Freud prompts polarized reactions. Some painters admire him for reasons that are obvious to painters, i.e., his command of the medium, while others think him vulgar, or worse. I find less than persuasive the quote that Acquavella Galleries—the host of a current show on the Upper East Side—has chosen as a sort of mission statement, and, perhaps, a defense of Freud’s obsession with the nude. It reads, in part, “Being naked has to do with making a more complete portrait, a naked body is somehow more permanent, more factual… When someone is naked there is in effect nothing to be hidden.” Nudity doesn’t make for “a more complete portrait,” any more than a winter landscape, shorn of foliage, is in some way a truer version of nature. People are perfectly capable of deceit while nude; if I’m not mistaken there’s an entire commandment devoted to that. A more credible motive would be to place a non-professional model in a position of emotional vulnerability. That interaction is implicit in a number of Freud’s figures, and explicit in Flora with Blue Toe Nails, where the painter’s shadow rises, creepily, onto the bed upon which an apprehensive young woman reclines. There is no more unsettling explanation for posing in the altogether than that which was provided by one of Freud’s daughters, who said it was the only way she could spend substantial time with her father
Substantial time is a key element in the large, late paintings. But the months Freud spent on each of these figures were devoted less to personality than they were, most assuredly, to the relentless observation of tactile elements. Skin, rugs, upholstery, chairs, wood-grained floor and wadded-up paint rags all receive the artist’s full attention. I was asked if his thick surfaces are “lush,” but his well-known use of cremnitz white produced an encrusted effect, like Courbet on steroids. His paint surfaces are a contradiction, simultaneously sensual and scabrous. They don’t always work. In several figures, the paint is applied to legs with a large brush in unbroken lengthwise strokes, transforming muscle and bone to flesh-toned wood. For Naked Solicitor, the foreshortening of the figure—Freud savored awkward dispositions of the body—is rather too reliant on cross-contour strokes. In Ria, Naked Portrait, pigment accretes at an eye socket and projects an inch from the surface of the canvas. Artists with enormous appetites are apt to err generously.

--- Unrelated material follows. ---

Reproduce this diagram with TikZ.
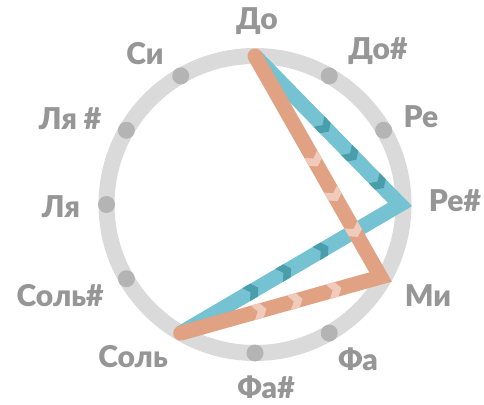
\documentclass[tikz,border=0pt]{standalone}
\usepackage{fontspec}
\setmainfont{Lato}[BoldFont={Lato Black}]
\usetikzlibrary{calc}
\definecolor{ringgray}{HTML}{DADADA}
\definecolor{dotgray}{HTML}{B4B4B4}
\definecolor{txtgray}{HTML}{969696}
\definecolor{blueline}{HTML}{74C2D2}
\definecolor{bluechev}{HTML}{4A9EAC}
\definecolor{orangeline}{HTML}{E0A283}
\definecolor{orangechev}{HTML}{F0CBBB}
\tikzset{
  notelabel/.style={text=txtgray, font=\fontsize{30}{30}\selectfont\bfseries, anchor=base, inner sep=0pt},
  notedot/.style={fill=dotgray},
  ring/.style={draw=ringgray, line width=16pt},
  route/.style={line width=15pt, line join=miter},
  chevron/.pic={\fill[#1] (-8pt,-7.5pt) -- (1pt,-7.5pt) -- (6pt,0pt) -- (1pt,7.5pt) -- (-8pt,7.5pt) -- (-3pt,0pt) -- cycle;}
}
\begin{document}
\begin{tikzpicture}[x=1pt,y=1pt]
\useasboundingbox (0,0) rectangle (484,404);
\coordinate (c) at (255,199.5);
\foreach \i/\a in {0/90,1/60,2/30,3/0,4/-30,5/-60,6/-90,7/-120,8/-150,9/180,10/150,11/120}
  \coordinate (n\i) at ($(c)+(\a:148.5)$);
% route corners sit slightly inside the ring
\coordinate (v3) at ($(c)+(0:145)$);
\coordinate (v4) at ($(c)+(-30:145)$);
\path[ring] (c) circle[radius=148.5];
\foreach \i in {1,2,5,6,8,9,10,11}
  \fill[notedot] (n\i) circle[radius=8.5];
% blue route
\draw[route, blueline] (n0) -- (v3) -- (n7);
\foreach \p in {0.48,0.67,0.86}
  \path (n0) -- (v3) pic[pos=\p, sloped]{chevron=bluechev};
\foreach \p in {0.35,0.52,0.67}
  \path (v3) -- (n7) pic[pos=\p, sloped]{chevron=bluechev};
% orange route
\draw[route, orangeline, line cap=round] (n0) -- (v4) -- (n7);
\foreach \p in {0.476,0.633,0.795}
  \path (n0) -- (v4) pic[pos=\p, sloped]{chevron=orangechev};
\foreach \p in {0.225,0.42,0.60}
  \path (v4) -- (n7) pic[pos=\p, sloped]{chevron=orangechev};
% labels
\node[notelabel] (l0) at (257,374) {До};
\node[notelabel] (l1) at (378,344) {До\#};
\node[notelabel] (l2) at (421,276) {Ре};
\node[notelabel] (l3) at (455,192) {Ре\#};
\node[notelabel] (l4) at (428,97) {Ми};
\node[notelabel] (l5) at (358,34) {Фа};
\node[notelabel] (l6) at (266,6) {Фа\#};
\node[notelabel] (l7) at (133,37) {Соль};
\node[notelabel] (l8) at (60,97) {Соль\#};
\node[notelabel] (l9) at (61,186) {Ля};
\node[notelabel] (l10) at (70,274) {Ля \#};
\node[notelabel] (l11) at (145,339) {Си};
\end{tikzpicture}
\end{document}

These examples are the exception rather than the rule. Mostly, his handling of paint is a tour de force. I was not the only artist to post details of Freud’s canvases to social media last week—the slathering of pigment inspires fetishistic admiration among some painters. His method, never advisable for the less gifted, was to work from one section to the next, assembling the image piecemeal. The pieces cohere, as in complex works like Large Interior, Notting Hill. It is an odd composition, with David Dawson, Freud’s longtime assistant and curator of this show, filling in for an absent female model and breastfeeding a baby at the rear of the space. In the foreground sits author Francis Wyndham, on a couch as satisfyingly weathered as his face. By virtue of age and gravitas, his is the most interesting presence in the show. In a canvas filled by richly considered surfaces, Wyndham’s hand, its thick pink, splayed fingers extended against an equally dense white book cover, nearly steals not only the painting but the show.
For the painter, the conundrum of nudity is that it tends to lose its frisson unless it has some counterpoint. Skin itself doesn’t usually offer a lot of variegation. Freud was very good at providing the necessary context to keep things moving, either by juxtaposing flesh with fabric—the paintings of Sue Tilley, for example, which are among my favorites—or through tonal and color shifts within the figure. It is the latter quality, abetted by vivid brushwork, which was almost uniquely Freudian. The ground of British art was well cultivated when Freud arrived; Walter Sickert’s nudes established a mood of tawdry indolence, Stanley Spencer’s later portraits and figures introduced the almost morbidly faceted forms that presaged Freud’s mature style, and a close friendship with Francis Bacon famously inspired the preference for a loaded brush. Freud synthesized these strains and narrowed his vision which, devoted though it was to portraits and figures, exists outside any academic school. He made copies after Chardin and Constable and referenced Watteau and Cézanne in group portraits, but there isn’t much obvious homage paid to old masters. His figuration is blessedly free of doctrine—he wasn’t making a statement on behalf of realism, yet he did revitalize figure painting. He referred to himself as a romantic artist, and it’s true when you look at the restless sprawls of his models and the skeins of impasto employed in their rendering, and compare them to the geometry of London’s other connoisseur of the body, Euan Uglow. The first of Freud’s “monumental” nudes, a bigger-than-life figure of Leigh Bowery, is marked with seams where the canvas was enlarged, signposts of an expanding idea. Both of the model’s feet are seen in their entirety only because of the added linen (the foreshortened legs in the Bowery portrait are examples of Freud’s mastery of sculptural draftsmanship). Little wonder Freud appealed to Robert Hughes, a sort of parallel literary spirit, who called him “The greatest living realist painter.
It’s necessary to distinguish “realist” from “realistic,” and a photograph of Sue Tilley in the accompanying catalogue is instructive. Holding the pose for Benefits Supervisor Sleeping, her skin appears smooth and the undulations of her gesture, relatively flaccid, if not serene. By contrast, the painting is a veritable landscape of tensile push and pull. Freud’s realism was heightened, not in a photorealistic way, but through color, paint manipulation and, most crucially, the observation of human anatomy that allowed him to exaggerate shifts of tone, suggesting plane changes more dramatic than what’s visually perceptible. He did all this well enough to create a convincing alternative realism, one comprised of skin at once luminous and leathery. For all their elaboration, Freud’s bodies are no more naturalistic than, say, those of Rubens, with which they sometimes share an unexpected majesty. They are the most palpable suggestions of human form we have. It’s hard to imagine an artist taking the idea further, short of tinted sculpture.
Freud’s love of the tactile accounts for both the works’ strength and dearth. Whether they please or offend our sense of touch, they are undeniably “felt.” His paintings and etchings are evocations of bodily weight and muscular response to seated and supine positions, and to the ennui that accompanies prolonged modeling sessions. The issue isn’t nudity, and it certainly isn’t pornography. The problem is the insistence on the abundant stuff of the physical world. Every square inch of his paintings is dense with the tangible. The charm of such visceral topography has its limits. Of course, if one need be refreshed by the poetic impulse, the Met is a few blocks away. After experiencing Freud in all his vigorous glory, a chaser of Rembrandt and Corot may be in order.